This is almost certainly the definite description of the background and history of the atomic bomb, from the beginning of the discovery of the atom starting around 1900 to the detonations of the two bombs over Hiroshima and Nagasaki in 1945. Richard Rhodes gives very good descriptions of the basic facts of the physics and engineering, and also provides an overall comprehensible explanation of the politics of the process. Having some previous knowledge of the basic theory and history of nuclear physics, I cannot find any mistakes or misleading statements of any consequence. As a Swede, I notice that the southern port of Limhamn is misspelled Linhamm.
One important point the author makes is that the realization that the atomic bomb would be a theoretical possibility was inevitable, given any scientific investigation into nuclear physics and chemistry. At no point was there a possibility of containing the knowledge to a select few. However, it is also clear that the actual making of a bomb required a huge engineering effort, which in the end only USA could muster during the Second World War.

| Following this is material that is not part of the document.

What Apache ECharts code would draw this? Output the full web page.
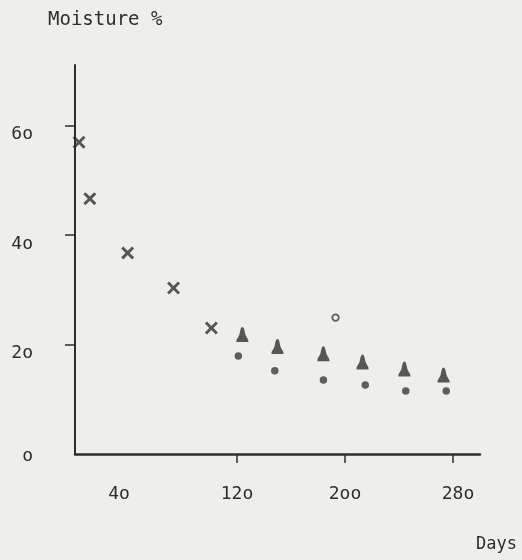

Another important point is that the advances in nuclear physics were very much a collective affair. No single discovery by any single scientists was the turning point. Multiple discoveries and ideas had to be made for this to progress.
Somewhat appropriately, I finished this book on July 16th, on the anniversary of the Trinity test, the first detonation of a nuclear device ever. The final chapter of the book documents the terrible consequences of the detonation over Hiroshima in the form of a series of quotes from the testimony of surviving victims. It is excruciating reading.